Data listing
— BEGIN —
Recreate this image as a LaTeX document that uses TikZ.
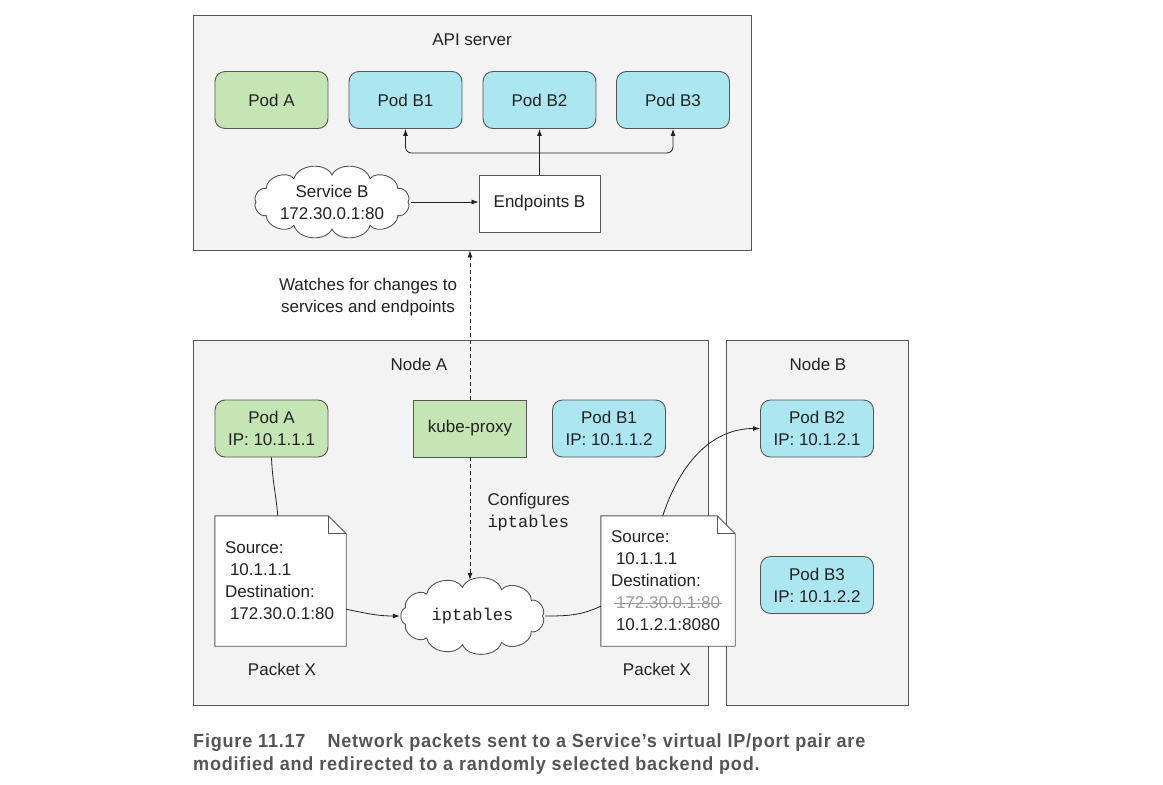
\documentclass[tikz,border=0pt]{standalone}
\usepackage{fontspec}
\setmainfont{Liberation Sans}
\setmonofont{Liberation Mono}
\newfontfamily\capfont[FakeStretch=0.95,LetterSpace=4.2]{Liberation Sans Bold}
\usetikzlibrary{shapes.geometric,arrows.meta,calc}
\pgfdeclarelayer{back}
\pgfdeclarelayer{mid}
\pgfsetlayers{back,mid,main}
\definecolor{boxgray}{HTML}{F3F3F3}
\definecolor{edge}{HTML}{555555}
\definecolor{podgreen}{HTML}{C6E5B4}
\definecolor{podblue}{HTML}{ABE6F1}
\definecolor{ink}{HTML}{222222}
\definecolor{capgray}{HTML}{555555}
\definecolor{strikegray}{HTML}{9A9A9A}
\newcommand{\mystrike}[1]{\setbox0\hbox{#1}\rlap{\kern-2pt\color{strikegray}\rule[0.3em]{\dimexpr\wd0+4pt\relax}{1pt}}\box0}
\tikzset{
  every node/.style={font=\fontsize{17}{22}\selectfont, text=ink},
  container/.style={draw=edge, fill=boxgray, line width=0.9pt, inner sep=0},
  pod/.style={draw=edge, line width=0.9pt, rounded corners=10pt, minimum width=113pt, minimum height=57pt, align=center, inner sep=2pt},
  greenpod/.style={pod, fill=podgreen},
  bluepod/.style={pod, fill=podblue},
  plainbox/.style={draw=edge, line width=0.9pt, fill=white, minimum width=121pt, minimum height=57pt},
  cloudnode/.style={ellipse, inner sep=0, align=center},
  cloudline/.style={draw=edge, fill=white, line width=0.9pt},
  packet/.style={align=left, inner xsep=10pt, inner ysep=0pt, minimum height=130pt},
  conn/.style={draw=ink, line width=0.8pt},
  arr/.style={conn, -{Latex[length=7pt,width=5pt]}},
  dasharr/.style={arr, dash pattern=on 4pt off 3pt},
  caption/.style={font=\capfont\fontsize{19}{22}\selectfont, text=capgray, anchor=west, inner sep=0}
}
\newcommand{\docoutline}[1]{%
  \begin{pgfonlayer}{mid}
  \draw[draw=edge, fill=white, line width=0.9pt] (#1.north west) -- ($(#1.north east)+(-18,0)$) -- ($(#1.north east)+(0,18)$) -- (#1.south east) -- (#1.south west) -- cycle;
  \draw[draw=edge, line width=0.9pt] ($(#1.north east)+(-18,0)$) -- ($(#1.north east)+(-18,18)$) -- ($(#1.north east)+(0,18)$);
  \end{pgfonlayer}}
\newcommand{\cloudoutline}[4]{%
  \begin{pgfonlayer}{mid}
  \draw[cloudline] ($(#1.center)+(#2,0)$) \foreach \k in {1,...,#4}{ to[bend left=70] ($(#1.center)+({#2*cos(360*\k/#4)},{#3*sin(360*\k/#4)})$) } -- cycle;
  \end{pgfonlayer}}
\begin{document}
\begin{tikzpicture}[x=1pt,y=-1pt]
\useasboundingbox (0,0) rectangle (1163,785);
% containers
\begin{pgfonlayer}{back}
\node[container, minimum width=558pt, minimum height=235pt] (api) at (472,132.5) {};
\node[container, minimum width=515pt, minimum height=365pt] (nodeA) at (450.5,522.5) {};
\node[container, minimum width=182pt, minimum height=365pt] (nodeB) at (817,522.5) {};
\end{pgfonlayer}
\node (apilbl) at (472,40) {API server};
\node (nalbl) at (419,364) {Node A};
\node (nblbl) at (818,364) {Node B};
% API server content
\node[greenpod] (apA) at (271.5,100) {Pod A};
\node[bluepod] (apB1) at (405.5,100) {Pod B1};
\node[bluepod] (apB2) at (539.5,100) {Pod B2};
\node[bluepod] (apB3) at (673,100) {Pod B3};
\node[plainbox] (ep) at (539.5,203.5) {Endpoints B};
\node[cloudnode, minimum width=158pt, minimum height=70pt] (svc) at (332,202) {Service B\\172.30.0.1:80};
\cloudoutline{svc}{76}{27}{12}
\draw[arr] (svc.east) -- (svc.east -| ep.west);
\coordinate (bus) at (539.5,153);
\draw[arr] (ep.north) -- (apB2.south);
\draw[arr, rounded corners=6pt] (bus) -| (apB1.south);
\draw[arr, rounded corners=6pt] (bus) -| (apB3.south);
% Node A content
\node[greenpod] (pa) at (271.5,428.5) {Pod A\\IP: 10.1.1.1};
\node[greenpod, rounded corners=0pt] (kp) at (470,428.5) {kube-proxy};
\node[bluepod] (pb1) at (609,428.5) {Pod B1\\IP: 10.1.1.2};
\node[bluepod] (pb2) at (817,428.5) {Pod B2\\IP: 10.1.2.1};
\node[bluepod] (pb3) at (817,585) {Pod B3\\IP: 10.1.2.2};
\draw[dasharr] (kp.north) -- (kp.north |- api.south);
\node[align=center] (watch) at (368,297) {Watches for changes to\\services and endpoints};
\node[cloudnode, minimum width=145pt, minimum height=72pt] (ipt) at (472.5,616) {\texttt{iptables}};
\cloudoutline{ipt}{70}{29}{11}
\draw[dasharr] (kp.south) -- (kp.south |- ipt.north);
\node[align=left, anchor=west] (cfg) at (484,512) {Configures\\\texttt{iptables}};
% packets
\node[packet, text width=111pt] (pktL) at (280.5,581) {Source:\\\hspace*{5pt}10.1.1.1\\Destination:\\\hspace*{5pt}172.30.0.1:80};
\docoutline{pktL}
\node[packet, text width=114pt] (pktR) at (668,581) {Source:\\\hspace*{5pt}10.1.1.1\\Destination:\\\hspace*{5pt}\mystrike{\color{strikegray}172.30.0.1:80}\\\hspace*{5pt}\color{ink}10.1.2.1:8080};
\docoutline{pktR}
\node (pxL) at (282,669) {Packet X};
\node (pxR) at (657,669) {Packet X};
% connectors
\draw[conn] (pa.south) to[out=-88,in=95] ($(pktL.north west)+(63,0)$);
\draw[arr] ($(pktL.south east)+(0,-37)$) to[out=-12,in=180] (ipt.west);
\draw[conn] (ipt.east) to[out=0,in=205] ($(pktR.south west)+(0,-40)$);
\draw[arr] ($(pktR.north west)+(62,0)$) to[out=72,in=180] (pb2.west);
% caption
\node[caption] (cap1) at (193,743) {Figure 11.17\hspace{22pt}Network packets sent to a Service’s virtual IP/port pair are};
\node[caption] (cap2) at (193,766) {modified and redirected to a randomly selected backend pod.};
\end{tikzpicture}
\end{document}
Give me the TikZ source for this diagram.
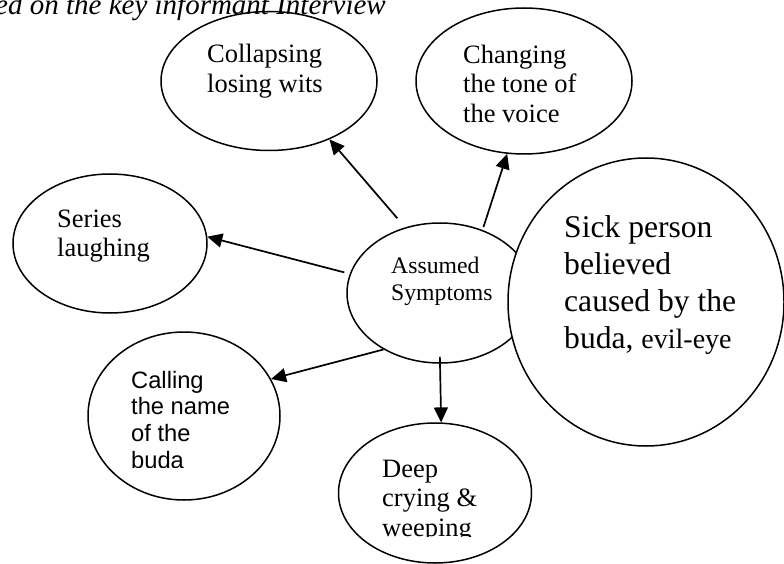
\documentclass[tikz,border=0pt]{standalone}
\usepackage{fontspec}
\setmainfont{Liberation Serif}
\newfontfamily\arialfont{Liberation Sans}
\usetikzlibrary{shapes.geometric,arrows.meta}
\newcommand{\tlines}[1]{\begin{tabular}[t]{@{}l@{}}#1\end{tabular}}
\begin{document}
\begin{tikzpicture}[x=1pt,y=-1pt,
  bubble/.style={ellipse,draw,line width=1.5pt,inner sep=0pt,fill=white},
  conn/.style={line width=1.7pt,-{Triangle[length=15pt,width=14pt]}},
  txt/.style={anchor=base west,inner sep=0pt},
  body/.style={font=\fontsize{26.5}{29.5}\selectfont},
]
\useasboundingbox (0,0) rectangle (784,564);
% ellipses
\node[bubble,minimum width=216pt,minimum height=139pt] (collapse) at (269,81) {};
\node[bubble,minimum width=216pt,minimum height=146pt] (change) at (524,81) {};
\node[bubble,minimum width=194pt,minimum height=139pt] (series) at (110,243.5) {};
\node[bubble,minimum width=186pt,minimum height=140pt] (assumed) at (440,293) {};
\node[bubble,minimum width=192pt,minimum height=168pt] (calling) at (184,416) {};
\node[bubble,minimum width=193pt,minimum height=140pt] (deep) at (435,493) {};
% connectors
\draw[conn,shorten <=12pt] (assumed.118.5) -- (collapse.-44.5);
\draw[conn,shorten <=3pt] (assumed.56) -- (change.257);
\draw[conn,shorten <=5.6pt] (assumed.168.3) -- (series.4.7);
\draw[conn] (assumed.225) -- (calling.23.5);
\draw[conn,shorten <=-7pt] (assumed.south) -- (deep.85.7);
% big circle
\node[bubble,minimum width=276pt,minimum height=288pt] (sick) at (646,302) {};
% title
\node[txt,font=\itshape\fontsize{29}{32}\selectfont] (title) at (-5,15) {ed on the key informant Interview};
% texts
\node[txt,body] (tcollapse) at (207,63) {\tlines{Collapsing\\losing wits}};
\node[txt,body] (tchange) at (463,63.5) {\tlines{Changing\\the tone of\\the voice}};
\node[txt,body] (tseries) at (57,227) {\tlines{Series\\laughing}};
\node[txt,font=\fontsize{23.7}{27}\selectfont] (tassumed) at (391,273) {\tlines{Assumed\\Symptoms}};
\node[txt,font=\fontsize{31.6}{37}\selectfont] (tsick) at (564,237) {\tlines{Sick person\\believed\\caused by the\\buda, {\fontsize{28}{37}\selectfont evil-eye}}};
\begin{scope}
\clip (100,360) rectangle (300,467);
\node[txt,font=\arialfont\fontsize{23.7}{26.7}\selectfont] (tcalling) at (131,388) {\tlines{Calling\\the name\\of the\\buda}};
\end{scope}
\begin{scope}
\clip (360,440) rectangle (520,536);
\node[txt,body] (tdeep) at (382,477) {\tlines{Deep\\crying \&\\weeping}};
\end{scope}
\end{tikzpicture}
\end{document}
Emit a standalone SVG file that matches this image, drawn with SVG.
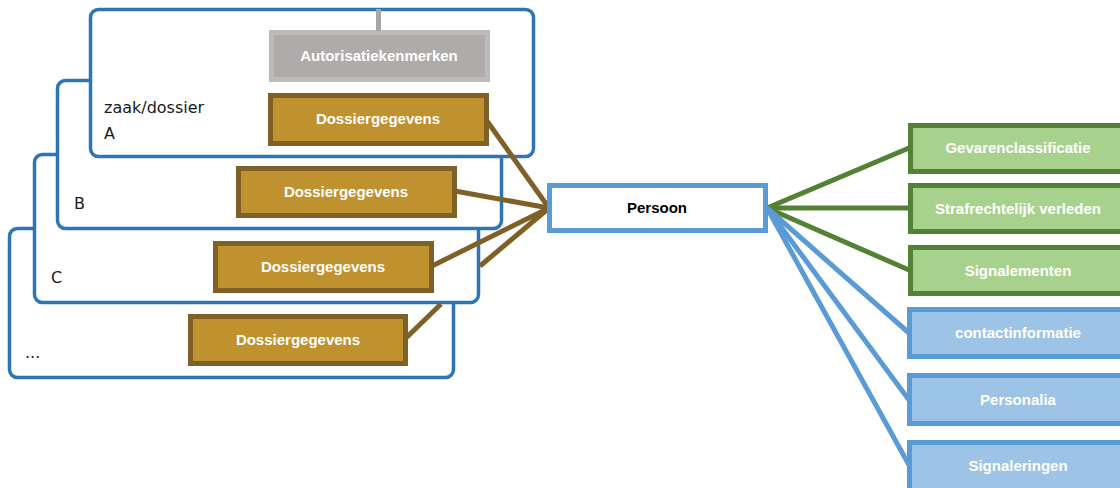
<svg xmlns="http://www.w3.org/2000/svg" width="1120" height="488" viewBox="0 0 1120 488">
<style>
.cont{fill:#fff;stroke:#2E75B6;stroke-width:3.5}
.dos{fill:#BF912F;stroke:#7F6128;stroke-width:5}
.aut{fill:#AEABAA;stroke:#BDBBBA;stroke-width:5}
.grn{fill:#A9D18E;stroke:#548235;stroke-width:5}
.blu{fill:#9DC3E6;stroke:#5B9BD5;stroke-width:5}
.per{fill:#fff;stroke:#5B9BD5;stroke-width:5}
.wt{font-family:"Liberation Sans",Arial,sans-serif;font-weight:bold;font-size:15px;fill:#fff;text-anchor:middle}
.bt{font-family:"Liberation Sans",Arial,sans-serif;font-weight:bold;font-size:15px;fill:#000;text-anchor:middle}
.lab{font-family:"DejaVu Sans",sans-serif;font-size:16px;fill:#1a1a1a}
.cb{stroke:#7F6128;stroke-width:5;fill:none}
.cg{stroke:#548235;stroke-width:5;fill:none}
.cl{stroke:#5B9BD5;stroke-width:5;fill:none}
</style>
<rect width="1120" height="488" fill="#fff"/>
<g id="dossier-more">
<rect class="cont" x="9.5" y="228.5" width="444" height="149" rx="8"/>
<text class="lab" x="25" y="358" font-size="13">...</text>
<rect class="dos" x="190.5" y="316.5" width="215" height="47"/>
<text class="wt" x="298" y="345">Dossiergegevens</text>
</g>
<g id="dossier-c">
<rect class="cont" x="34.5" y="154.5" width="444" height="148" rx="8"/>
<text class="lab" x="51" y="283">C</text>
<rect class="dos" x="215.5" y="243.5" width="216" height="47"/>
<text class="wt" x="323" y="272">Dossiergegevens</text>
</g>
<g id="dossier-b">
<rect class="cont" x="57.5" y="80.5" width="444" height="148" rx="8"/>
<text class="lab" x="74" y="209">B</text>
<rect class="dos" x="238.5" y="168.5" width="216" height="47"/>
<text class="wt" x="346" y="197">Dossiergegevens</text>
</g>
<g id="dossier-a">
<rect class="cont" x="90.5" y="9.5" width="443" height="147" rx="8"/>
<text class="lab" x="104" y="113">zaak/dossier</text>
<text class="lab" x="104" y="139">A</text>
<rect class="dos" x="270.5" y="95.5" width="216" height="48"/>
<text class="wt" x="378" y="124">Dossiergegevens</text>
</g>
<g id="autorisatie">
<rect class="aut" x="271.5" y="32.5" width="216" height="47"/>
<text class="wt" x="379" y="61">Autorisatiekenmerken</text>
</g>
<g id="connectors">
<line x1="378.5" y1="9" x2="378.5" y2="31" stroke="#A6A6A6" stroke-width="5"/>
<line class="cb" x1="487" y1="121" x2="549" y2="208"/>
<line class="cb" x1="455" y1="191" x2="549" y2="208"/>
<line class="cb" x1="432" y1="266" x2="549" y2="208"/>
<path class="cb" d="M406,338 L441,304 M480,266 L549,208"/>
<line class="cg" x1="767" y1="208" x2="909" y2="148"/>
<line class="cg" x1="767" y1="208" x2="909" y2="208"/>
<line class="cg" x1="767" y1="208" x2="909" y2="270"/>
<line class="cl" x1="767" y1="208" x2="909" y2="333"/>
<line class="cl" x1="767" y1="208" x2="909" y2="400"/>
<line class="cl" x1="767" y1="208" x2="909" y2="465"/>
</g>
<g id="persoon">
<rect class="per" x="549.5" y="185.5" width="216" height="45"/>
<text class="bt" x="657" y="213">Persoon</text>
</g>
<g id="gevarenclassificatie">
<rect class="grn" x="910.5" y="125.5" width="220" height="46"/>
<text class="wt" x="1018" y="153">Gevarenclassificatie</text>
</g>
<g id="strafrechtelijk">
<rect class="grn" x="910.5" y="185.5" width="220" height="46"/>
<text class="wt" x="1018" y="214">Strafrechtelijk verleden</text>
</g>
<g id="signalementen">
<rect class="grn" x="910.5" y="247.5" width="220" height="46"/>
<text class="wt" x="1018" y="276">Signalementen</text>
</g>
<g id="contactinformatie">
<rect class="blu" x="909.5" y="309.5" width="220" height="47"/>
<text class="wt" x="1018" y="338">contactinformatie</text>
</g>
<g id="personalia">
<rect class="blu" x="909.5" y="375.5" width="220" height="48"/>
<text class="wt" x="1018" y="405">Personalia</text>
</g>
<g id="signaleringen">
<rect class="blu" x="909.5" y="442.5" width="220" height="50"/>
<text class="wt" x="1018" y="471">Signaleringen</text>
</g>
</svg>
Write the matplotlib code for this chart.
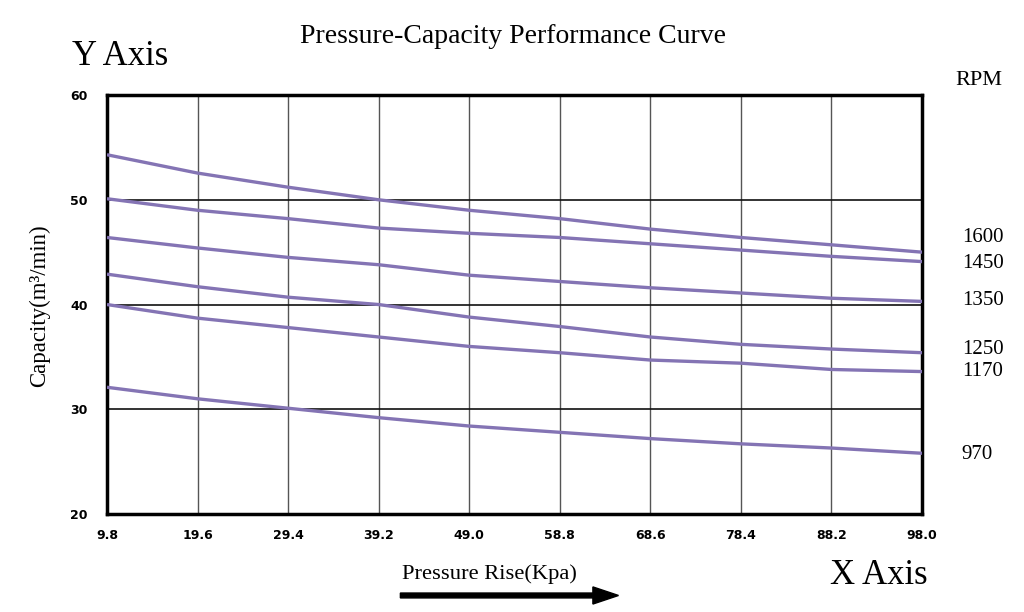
— END —
▶ _Problem to solve_:
Of the lines in the data, how many hold the string "that"? State the number, nothing else.

▶ _Solution to the exercise_:
2